Anonymous wrote:Anonymous wrote:A NPR story on the radio featuring this article:
http://www.houstonpublicmedia.org/articles/news/2014/12/16/54797/pasadena-schools-experiment-with-charlas-to-help-students-by-coaching-their-parents/
"“We found that most forms of parental involvement yield no benefit to children’s test scores or grades regardless of their racial or ethnic background or socioeconomic status.”
Robinson found traditional activities like attending PTA meetings didn’t help.
But he said a few things can make a difference.
“The list of what consistently works is pretty short. That would be expecting your child to go to college, regularly discussing activities that your child engages in at school and requesting a particular teacher for your child,” he said."
Really? So they extra teachers, books, resources and specialists that the PTA pays for don't help?
Anonymous wrote:A NPR story on the radio featuring this article:
http://www.houstonpublicmedia.org/articles/news/2014/12/16/54797/pasadena-schools-experiment-with-charlas-to-help-students-by-coaching-their-parents/
"“We found that most forms of parental involvement yield no benefit to children’s test scores or grades regardless of their racial or ethnic background or socioeconomic status.”
Robinson found traditional activities like attending PTA meetings didn’t help.
But he said a few things can make a difference.
“The list of what consistently works is pretty short. That would be expecting your child to go to college, regularly discussing activities that your child engages in at school and requesting a particular teacher for your child,” he said."
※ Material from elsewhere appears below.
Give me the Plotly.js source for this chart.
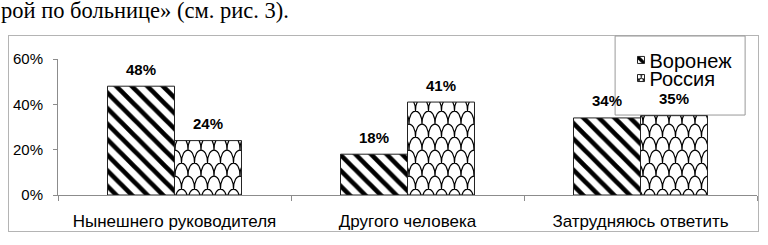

Anonymous wrote:Anonymous wrote:No interest, not a joiner. I'm happy to write you a check, but it's not clear to me that "parent engagement" per se improves the school. If there's a specific thing you want me to do (like clean up the school yard, take a role in a fundraiser) I'm likely to pitch in. But just "be involved" for the sake of being involved? No.
Those are the sorts of things that I am talking about.
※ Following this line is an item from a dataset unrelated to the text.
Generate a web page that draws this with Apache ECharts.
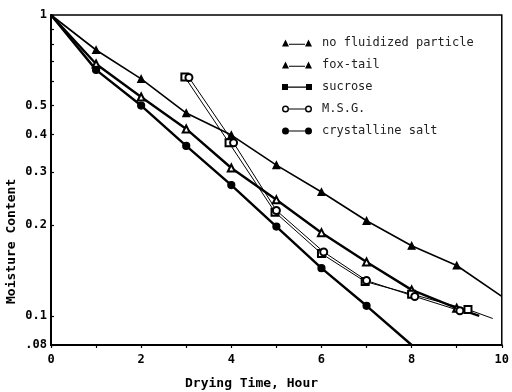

We send out notices all the time about fundraising and volunteering for specific things at specific times for specific reasons, and parent involvement remains very low.
As for the "involvement for the sake of being involved" I think that things like community building events (restaurant nights, school festivals, etc.) are important for making everyone (including students) feel good about the school. Yet engagement remains low.
Anonymous wrote:No interest, not a joiner. I'm happy to write you a check, but it's not clear to me that "parent engagement" per se improves the school. If there's a specific thing you want me to do (like clean up the school yard, take a role in a fundraiser) I'm likely to pitch in. But just "be involved" for the sake of being involved? No.